The rapid growth of data creation and collection has driven the need for big data solutions at many organizations. As enterprises look to innovate products and services at a faster pace and improve customer service, they cannot afford to overlook the massive amount of data locked away in data repositories on both sides of the firewall. However, getting the ball rolling on analyzing this fluid data set can be a huge challenge. While some of this information is housed in well-structured databases and applications, invariably a large percentage, perhaps up to 80%, is in complex and unstructured formats spanning multiple systems. In this post I’ll focus on the challenge of discovery in a world of unstructured data.
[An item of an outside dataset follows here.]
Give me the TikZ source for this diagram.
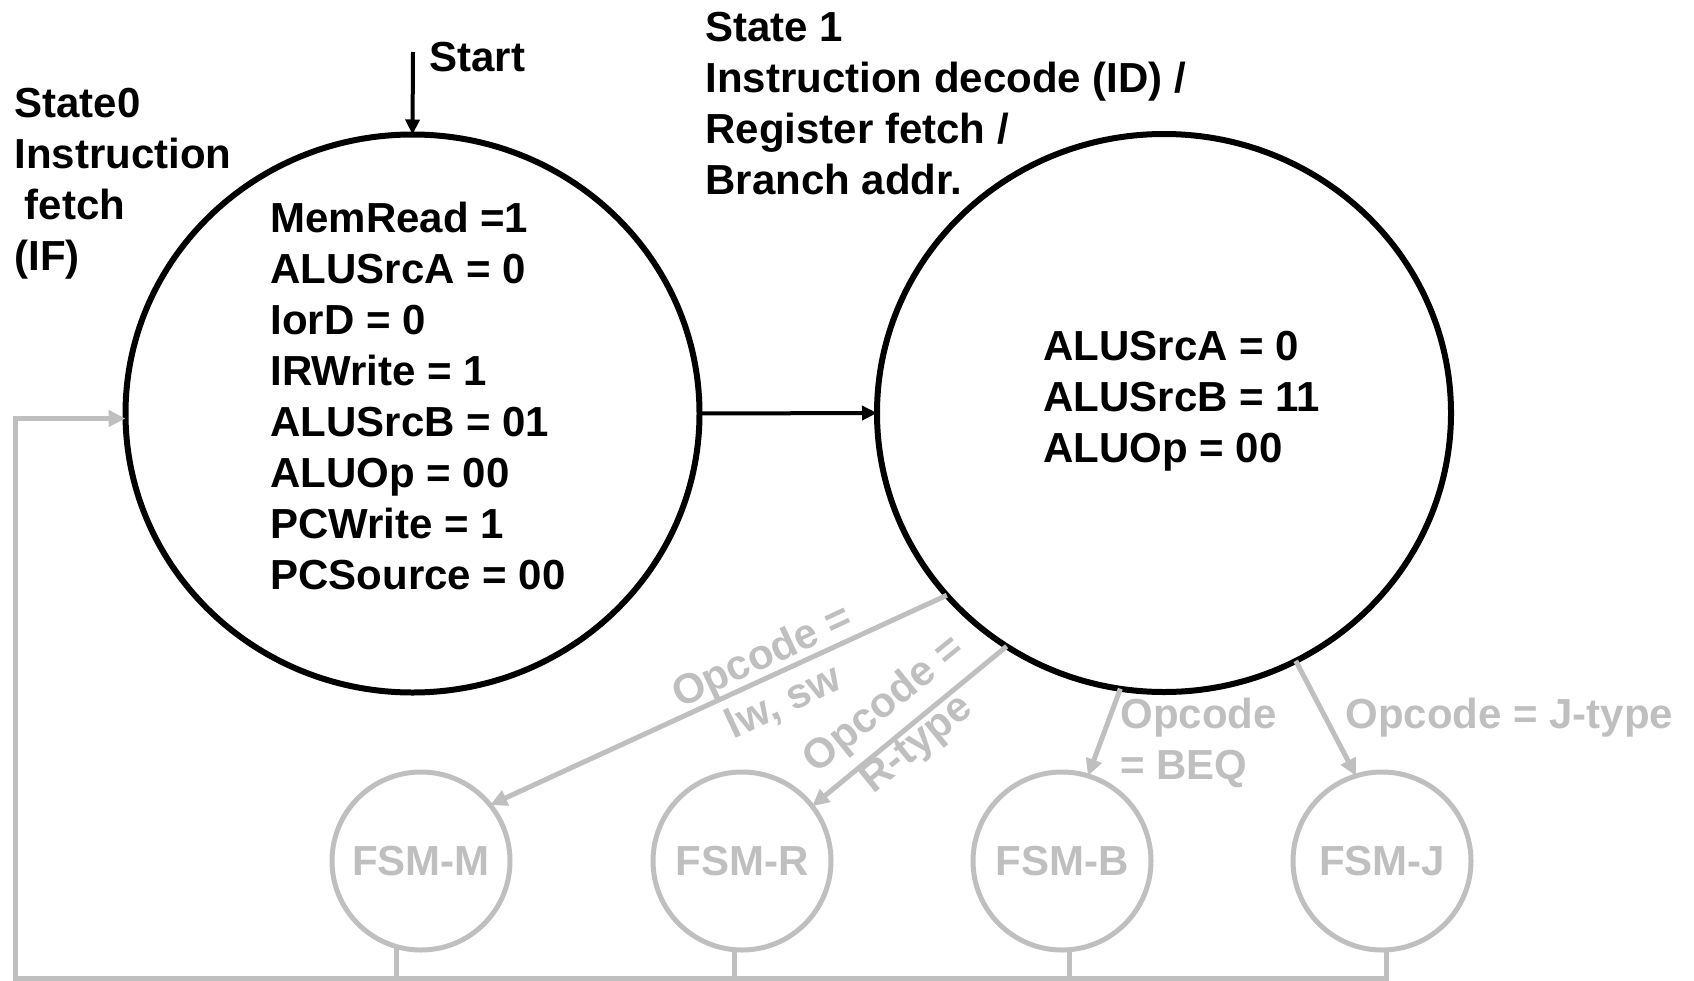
\documentclass[tikz,border=0pt]{standalone}
\usepackage{fontspec}
\setmainfont{Liberation Sans}
\usetikzlibrary{arrows.meta,shapes.geometric}
\definecolor{fsmgray}{RGB}{191,191,191}
\tikzset{every picture/.style={line width=0.75pt}}

\begin{document}
\begin{tikzpicture}[x=1pt,y=1pt,yscale=-1,xscale=1,
  font=\fontsize{42}{51}\selectfont\bfseries,
  bigstate/.style={draw, ellipse, line width=6pt, minimum width=574pt, minimum height=558pt, inner sep=0pt, outer sep=0pt},
  substate/.style={draw=fsmgray, circle, line width=5pt, minimum size=178pt, inner sep=0pt, outer sep=0pt, text=fsmgray},
  blackarrow/.style={line width=4pt, -{Triangle[length=15pt,width=14pt]}},
  grayarrow/.style={draw=fsmgray, line width=5pt, -{Triangle[length=17pt,width=16pt]}},
  grayline/.style={draw=fsmgray, line width=5pt},
  txt/.style={anchor=west, align=left, inner sep=0pt},
  graytxt/.style={align=center, inner sep=0pt, text=fsmgray}]
\useasboundingbox (0,0) rectangle (1694,980);

% States
\node [bigstate] (s0) at (412.5,413.5) {};
\node [bigstate] (s1) at (1164,413) {};
\node [substate] (fsmM) at (421,861) {FSM-M};
\node [substate] (fsmR) at (742,861) {FSM-R};
\node [substate] (fsmB) at (1062,861) {FSM-B};
\node [substate] (fsmJ) at (1382,861) {FSM-J};

% Text Node
\node [txt] (s0name) at (14,184) {State0\\Instruction\\\hspace*{0.25em}fetch\\(IF)};
\node [txt] (s1name) at (705,104) {State 1\\Instruction decode (ID) /\\Register fetch /\\Branch addr.};
\node [txt] (s0text) at (270,396) {MemRead =1\\ALUSrcA = 0\\IorD = 0\\IRWrite = 1\\ALUSrcB = 01\\ALUOp = 00\\PCWrite = 1\\PCSource = 00};
\node [txt] (s1text) at (1043,401) {ALUSrcA = 0\\ALUSrcB = 11\\ALUOp = 00};
\node [txt] (start) at (429,57) {Start};
\coordinate (startin) at (413,52);

% Connection
\draw [blackarrow] (startin) -- (s0.north);
\draw [blackarrow] (s0.east) -- (s1.west);

% Opcode branches
\draw [grayarrow] (s1.-140.8) -- (fsmM.39);
\draw [grayarrow] (s1.-124.8) -- (fsmR.38);
\draw [grayarrow] (s1.-99.5) -- (fsmB.73);
\draw [grayarrow] (s1.-62) -- (fsmJ.107);
\node [graytxt, rotate=25] (lblM) at (773,680) {Opcode =\\lw, sw};
\node [graytxt, rotate=39] (lblR) at (901,725) {Opcode =\\R-type};
\node [graytxt, anchor=west, align=left] (lblB) at (1120,743) {Opcode\\= BEQ};
\node [graytxt, anchor=west] (lblJ) at (1345,718) {Opcode = J-type};

% Return to State0
\coordinate (loopbl) at (15,978);
\draw [grayline] (fsmM.-106) -- (fsmM.-106 |- loopbl);
\draw [grayline] (fsmR.-95) -- (fsmR.-95 |- loopbl);
\draw [grayline] (fsmB.-85) -- (fsmB.-85 |- loopbl);
\draw [grayarrow] (fsmJ.-87) |- (loopbl) |- (s0.181);

\end{tikzpicture}
\end{document}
Part of the challenge of working with unstructured data in a big data environment is getting a handle on exactly what type of data you have available. Simply moving everything in bulk into Hadoop clusters and data warehouses is not a viable approach. Successful big data implementations take a phased approach and deciding what data to roll into your big data platform is part of this process. This data exploration phase is critical in developing and understanding what data exists, what is missing and how the data ties to the use case scenarios most important to the business.

Discovery Through Search…

Search is an important tool in this exploration and discovery process. Data analysts must be able to execute queries over a range of repositories and aggregate the results in a meaningful way. In my previous post I discussed how a unified search interface enables this aggregate search capability.

In addition to enabling unified search across multiple repositories, the search interface must also help users derive meaning from the returned results. Considering the ever-increasing volume of data that is being searched, simply returning search results in the form of a long list will lead to frustration on the part of searchers.

Add Some Structure…

One way to help alleviate the sheer volume of search results is through the use of structured navigation and visualization. Results are categorized into bins that users can then utilize to further refine their search. But how do you define these bins? One way is use a static set of tags that have been applied to the source documents. These tags may have been assigned manually or automatically by software that assigns the labels. The search platform can then index and use these tags to bucket content into groups at search time.

This works well when examining a single repository where content creators have shown good discipline in tagging content, but when we start to consider the big data case of highly varied content stored in multiple repositories, consistent tagging will not be the norm and additional steps must be taken to categorize the data. The problem is further exacerbated by the fact that as the size and variety of data increases; the set of tags that can adequately cover the set must be made more generic. The unfortunate side effect of this dynamic is that the structured navigation based on the tag set also becomes rather broad and generic making it difficult for users to drill down to precise results.

For documents and content that do not have quality metadata associated with them, entity extraction can help fill the void. Entity Extraction is the process of automatically extracting document metadata from unstructured text documents. Extracting key entities such as person names, locations, dates, specialized terms and product terminology from free-form text can improve keyword search and also structured, faceted navigation.

Entity Extraction relies on the adoption of a controlled vocabulary or taxonomy for describing documents. This can be problematic for highly variable data sources. Defining a comprehensive taxonomy that suitably applies across varied data repositories is difficult at best. Furthermore, even if such a taxonomy can be defined, maintaining it’s relevance on an ongoing basis can be very time consuming and expensive. Even so, terms derived from entity extraction can be a valuable compliment to existing metadata tags.

Infer Meaning…

Dynamic tagging (or clustering) addresses the problems with static tag sets by inferring labels dynamically from the content itself, thus avoiding tag sets that are too general or simply unavailable. Furthermore, the nature of dynamic tagging allows for the identification of richer descriptive phrases as labels as opposed to simple keywords.

Vivisimo Velocity’s dynamic tagging technique automatically organizes search results into groups of related content that are known as clusters. Velocity uses multiple heuristics to quickly identify meaningful groups that can be concisely described, and creates these groups as search results are returned. The costs and disadvantages of taxonomy maintenance therefore do not apply to Velocity’s clustering. Apart from some optional cluster tuning, all classification is done on the fly, with no intellectual effort or maintenance required by the organization.

There is great value in clustering beyond simply the notion of dynamically assigning tags to documents. A federated search can be configured to range over several sources, combine their search results and cluster them. Even though some of these sources may have metadata associated with contents and some may not, dynamic clustering draws common themes from the search results allowing you to understand relationships between seemingly disjointed data sets.

In Summary…

Data exploration and discovery is a critical component of any big data initiative. Leveraging a comprehensive search platform such as Velocity as part of this process provides a complete overview of data housed in disparate systems without having to migrate it to a common repository. Taking advantage of the option to leave data in place for analysis significantly reduces the load on stretched IT resources.

In addition, offering users enhanced navigation and visualization through:

• Existing metadata
• Extracted entities
• Dynamic document clustering

Will greatly enhance their ability to extract value from burgeoning corporate data stores beyond fundamental keyword searches.